**DESCRIPTION OF THE TASK:**
Copy the data below exactly, omitting any picture it contains.

────────────────────────────────────────

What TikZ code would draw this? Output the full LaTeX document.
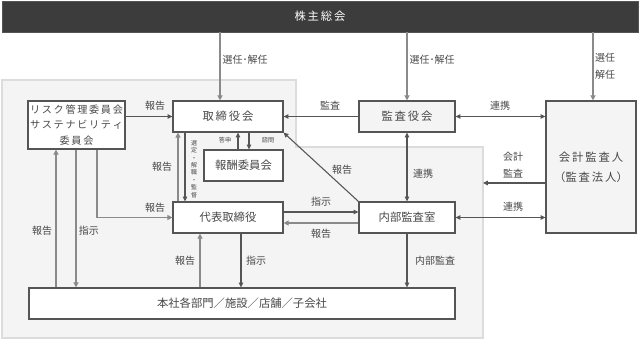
\documentclass[tikz,border=0pt]{standalone}
\usepackage{fontspec}
\setmainfont{Noto Sans CJK JP}
\usetikzlibrary{arrows.meta,calc}
\definecolor{panelfill}{HTML}{F4F4F4}
\definecolor{panelline}{HTML}{DCDCDC}
\definecolor{boxline}{HTML}{555555}
\definecolor{txt}{HTML}{484848}
\definecolor{lineA}{HTML}{555555}
\definecolor{lineB}{HTML}{8A8A8A}
\definecolor{topfill}{HTML}{3C3C3C}
\newcommand{\boxfont}{\fontsize{8.5}{10}\selectfont}
\newcommand{\labfont}{\fontsize{7.5}{9}\selectfont}
\newcommand{\tinyfont}{\fontsize{4.6}{5.6}\selectfont}
\begin{document}
\begin{tikzpicture}[x=0.75pt,y=-0.75pt,
  bx/.style n args={2}{minimum width=#1*0.75pt, minimum height=#2*0.75pt},
  box/.style={draw=boxline, line width=0.9pt, fill=white, inner sep=0pt, text=txt, font=\boxfont, align=center},
  graybox/.style={box, fill=panelfill},
  lab/.style={text=txt, font=\labfont, inner sep=0pt, align=center},
  tip/.style={-{Triangle[length=3.6pt,width=3.4pt]}},
  arr/.style={draw=lineA, line width=0.8pt, tip},
  arrg/.style={draw=lineB, line width=1.4pt, -{Triangle[length=3.8pt,width=3.8pt]}},
  darr/.style={draw=lineA, line width=0.8pt, {Triangle[length=3.6pt,width=3.4pt]}-{Triangle[length=3.6pt,width=3.4pt]}}
]
\useasboundingbox (0,0) rectangle (640,340);
% background panel
\filldraw[fill=panelfill, draw=panelline, line width=0.8pt]
  (2,80) -- (296,80) -- (296,147) -- (483,147) -- (483,338) -- (2,338) -- cycle;

% helper coordinates
\coordinate (x56) at (56,0);
\coordinate (x76) at (76,0);
\coordinate (x97) at (97,0);
\coordinate (x178) at (178,0);
\coordinate (x185) at (185,0);
\coordinate (x200) at (200,0);
\coordinate (x220) at (220,0);
\coordinate (x238) at (238,0);
\coordinate (x241) at (241,0);
\coordinate (x249) at (249,0);
\coordinate (x593) at (593,0);
\coordinate (y212) at (0,212);
\coordinate (y223) at (0,223);
\coordinate (pe) at (483,183);

% nodes
\node[draw=boxline, fill=topfill, text=white, inner sep=0pt, font=\boxfont, bx={636}{31}] (sh) at (320,16.5) {株\,主\,総\,会};
\node[box, bx={97}{48}, font=\fontsize{7.6}{11.5}\selectfont] (risk) at (76.5,125) {リ\,ス\,ク\,管\,理\,委\,員\,会\\サ\,ス\,テ\,ナ\,ビ\,リ\,テ\,ィ\\委\,員\,会};
\node[box, bx={110}{31}] (bod) at (228,116.5) {取\,締\,役\,会};
\node[box, bx={79}{31}] (comp) at (243.5,165.5) {報酬委員会};
\node[box, bx={110}{31}] (rep) at (228,217.5) {代表取締役};
\node[graybox, bx={96}{31}] (kan) at (407,116.5) {監\,査\,役\,会};
\node[graybox, bx={90}{132}, font=\fontsize{8.5}{15}\selectfont] (audit) at (591,167) {会\,計\,監\,査\,人\\（監\,査\,法\,人）};
\node[box, bx={96}{31}] (ia) at (407,217.5) {内部監査室};
\node[box, bx={426}{31}] (hq) at (242,303.5) {本社各部門／施設／店舗／子会社};

% connectors
\draw[arrg] (sh.south -| x220) -- (bod.north -| x220);
\draw[arrg] (sh.south -| kan.north) -- (kan.north);
\draw[arrg] (sh.south -| x593) -- (audit.north -| x593);
\draw[arr] (risk.east |- bod.west) -- (bod.west);
\draw[arr] (kan.west) -- (bod.east);
\draw[darr] (kan.east) -- (audit.west |- kan.east);
\draw[darr] (kan.south) -- (ia.north);
\draw[arr] (audit.west |- pe) -- (pe);
\draw[darr] (ia.east) -- (audit.west |- ia.east);
\draw[arr] (ia.north west) -- (bod.south east);
\draw[arr] (rep.east |- y212) -- (ia.west |- y212);
\draw[arrg] (ia.west |- y223) -- (rep.east |- y223);
\draw[arr] (ia.south) -- (hq.north -| ia.south);
\draw[arr] (rep.south -| x241) -- (hq.north -| x241);
\draw[arrg] (hq.north -| x200) -- (rep.south -| x200);
\draw[arr] (bod.south -| x185) -- (rep.north -| x185);
\draw[arrg] (rep.north -| x178) -- (bod.south -| x178);
\draw[arr] (comp.north -| x238) -- (bod.south -| x238);
\draw[arr] (bod.south -| x249) -- (comp.north -| x249);
\draw[arrg] (risk.south -| x97) |- (rep.west);
\draw[arrg] (risk.south -| x76) -- (hq.north -| x76);
\draw[arrg] (hq.north -| x56) -- (risk.south -| x56);

% labels
\node[lab] (l1) at (245,60) {選任･解任};
\node[lab] (l2) at (432,60) {選任･解任};
\node[lab, font=\fontsize{7.5}{12.75}\selectfont] (l3) at (605,66.5) {選任\\解任};
\node[lab] (l4) at (155,106) {報告};
\node[lab] (l5) at (330,106) {監査};
\node[lab] (l6) at (500,106) {連携};
\node[lab] (l7) at (423,174) {連携};
\node[lab, font=\fontsize{7.5}{12.75}\selectfont] (l8) at (513,165.5) {会計\\監査};
\node[lab] (l9) at (513,207) {連携};
\node[lab] (l10) at (342,170) {報告};
\node[lab] (l11) at (321,202) {指示};
\node[lab] (l12) at (321,234) {報告};
\node[lab] (l13) at (435,261) {内部監査};
\node[lab] (l14) at (256,261) {指示};
\node[lab] (l15) at (185,261) {報告};
\node[lab] (l16) at (162,167) {報告};
\node[lab] (l17) at (155,208) {報告};
\node[lab] (l18) at (89,231) {指示};
\node[lab] (l19) at (42,231) {報告};
\node[lab, font=\tinyfont] (l20) at (225,140) {答申};
\node[lab, font=\tinyfont] (l21) at (268,140) {諮問};
\node[lab, font=\fontsize{4.5}{5.6}\selectfont] (l22) at (194,169) {選\\定\\・\\解\\職\\・\\監\\督};
\end{tikzpicture}
\end{document}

────────────────────────────────────────

**FINISHED EXERCISE:**
What TikZ code would draw this? Output the full LaTeX document.
\documentclass[tikz,border=0pt]{standalone}
\usepackage{fontspec}
\setmainfont{Noto Sans CJK JP}
\usetikzlibrary{arrows.meta,calc}
\definecolor{panelfill}{HTML}{F4F4F4}
\definecolor{panelline}{HTML}{DCDCDC}
\definecolor{boxline}{HTML}{555555}
\definecolor{txt}{HTML}{484848}
\definecolor{lineA}{HTML}{555555}
\definecolor{lineB}{HTML}{8A8A8A}
\definecolor{topfill}{HTML}{3C3C3C}
\newcommand{\boxfont}{\fontsize{8.5}{10}\selectfont}
\newcommand{\labfont}{\fontsize{7.5}{9}\selectfont}
\newcommand{\tinyfont}{\fontsize{4.6}{5.6}\selectfont}
\begin{document}
\begin{tikzpicture}[x=0.75pt,y=-0.75pt,
  bx/.style n args={2}{minimum width=#1*0.75pt, minimum height=#2*0.75pt},
  box/.style={draw=boxline, line width=0.9pt, fill=white, inner sep=0pt, text=txt, font=\boxfont, align=center},
  graybox/.style={box, fill=panelfill},
  lab/.style={text=txt, font=\labfont, inner sep=0pt, align=center},
  tip/.style={-{Triangle[length=3.6pt,width=3.4pt]}},
  arr/.style={draw=lineA, line width=0.8pt, tip},
  arrg/.style={draw=lineB, line width=1.4pt, -{Triangle[length=3.8pt,width=3.8pt]}},
  darr/.style={draw=lineA, line width=0.8pt, {Triangle[length=3.6pt,width=3.4pt]}-{Triangle[length=3.6pt,width=3.4pt]}}
]
\useasboundingbox (0,0) rectangle (640,340);
% background panel
\filldraw[fill=panelfill, draw=panelline, line width=0.8pt]
  (2,80) -- (296,80) -- (296,147) -- (483,147) -- (483,338) -- (2,338) -- cycle;

% helper coordinates
\coordinate (x56) at (56,0);
\coordinate (x76) at (76,0);
\coordinate (x97) at (97,0);
\coordinate (x178) at (178,0);
\coordinate (x185) at (185,0);
\coordinate (x200) at (200,0);
\coordinate (x220) at (220,0);
\coordinate (x238) at (238,0);
\coordinate (x241) at (241,0);
\coordinate (x249) at (249,0);
\coordinate (x593) at (593,0);
\coordinate (y212) at (0,212);
\coordinate (y223) at (0,223);
\coordinate (pe) at (483,183);

% nodes
\node[draw=boxline, fill=topfill, text=white, inner sep=0pt, font=\boxfont, bx={636}{31}] (sh) at (320,16.5) {株\,主\,総\,会};
\node[box, bx={97}{48}, font=\fontsize{7.6}{11.5}\selectfont] (risk) at (76.5,125) {リ\,ス\,ク\,管\,理\,委\,員\,会\\サ\,ス\,テ\,ナ\,ビ\,リ\,テ\,ィ\\委\,員\,会};
\node[box, bx={110}{31}] (bod) at (228,116.5) {取\,締\,役\,会};
\node[box, bx={79}{31}] (comp) at (243.5,165.5) {報酬委員会};
\node[box, bx={110}{31}] (rep) at (228,217.5) {代表取締役};
\node[graybox, bx={96}{31}] (kan) at (407,116.5) {監\,査\,役\,会};
\node[graybox, bx={90}{132}, font=\fontsize{8.5}{15}\selectfont] (audit) at (591,167) {会\,計\,監\,査\,人\\（監\,査\,法\,人）};
\node[box, bx={96}{31}] (ia) at (407,217.5) {内部監査室};
\node[box, bx={426}{31}] (hq) at (242,303.5) {本社各部門／施設／店舗／子会社};

% connectors
\draw[arrg] (sh.south -| x220) -- (bod.north -| x220);
\draw[arrg] (sh.south -| kan.north) -- (kan.north);
\draw[arrg] (sh.south -| x593) -- (audit.north -| x593);
\draw[arr] (risk.east |- bod.west) -- (bod.west);
\draw[arr] (kan.west) -- (bod.east);
\draw[darr] (kan.east) -- (audit.west |- kan.east);
\draw[darr] (kan.south) -- (ia.north);
\draw[arr] (audit.west |- pe) -- (pe);
\draw[darr] (ia.east) -- (audit.west |- ia.east);
\draw[arr] (ia.north west) -- (bod.south east);
\draw[arr] (rep.east |- y212) -- (ia.west |- y212);
\draw[arrg] (ia.west |- y223) -- (rep.east |- y223);
\draw[arr] (ia.south) -- (hq.north -| ia.south);
\draw[arr] (rep.south -| x241) -- (hq.north -| x241);
\draw[arrg] (hq.north -| x200) -- (rep.south -| x200);
\draw[arr] (bod.south -| x185) -- (rep.north -| x185);
\draw[arrg] (rep.north -| x178) -- (bod.south -| x178);
\draw[arr] (comp.north -| x238) -- (bod.south -| x238);
\draw[arr] (bod.south -| x249) -- (comp.north -| x249);
\draw[arrg] (risk.south -| x97) |- (rep.west);
\draw[arrg] (risk.south -| x76) -- (hq.north -| x76);
\draw[arrg] (hq.north -| x56) -- (risk.south -| x56);

% labels
\node[lab] (l1) at (245,60) {選任･解任};
\node[lab] (l2) at (432,60) {選任･解任};
\node[lab, font=\fontsize{7.5}{12.75}\selectfont] (l3) at (605,66.5) {選任\\解任};
\node[lab] (l4) at (155,106) {報告};
\node[lab] (l5) at (330,106) {監査};
\node[lab] (l6) at (500,106) {連携};
\node[lab] (l7) at (423,174) {連携};
\node[lab, font=\fontsize{7.5}{12.75}\selectfont] (l8) at (513,165.5) {会計\\監査};
\node[lab] (l9) at (513,207) {連携};
\node[lab] (l10) at (342,170) {報告};
\node[lab] (l11) at (321,202) {指示};
\node[lab] (l12) at (321,234) {報告};
\node[lab] (l13) at (435,261) {内部監査};
\node[lab] (l14) at (256,261) {指示};
\node[lab] (l15) at (185,261) {報告};
\node[lab] (l16) at (162,167) {報告};
\node[lab] (l17) at (155,208) {報告};
\node[lab] (l18) at (89,231) {指示};
\node[lab] (l19) at (42,231) {報告};
\node[lab, font=\tinyfont] (l20) at (225,140) {答申};
\node[lab, font=\tinyfont] (l21) at (268,140) {諮問};
\node[lab, font=\fontsize{4.5}{5.6}\selectfont] (l22) at (194,169) {選\\定\\・\\解\\職\\・\\監\\督};
\end{tikzpicture}
\end{document}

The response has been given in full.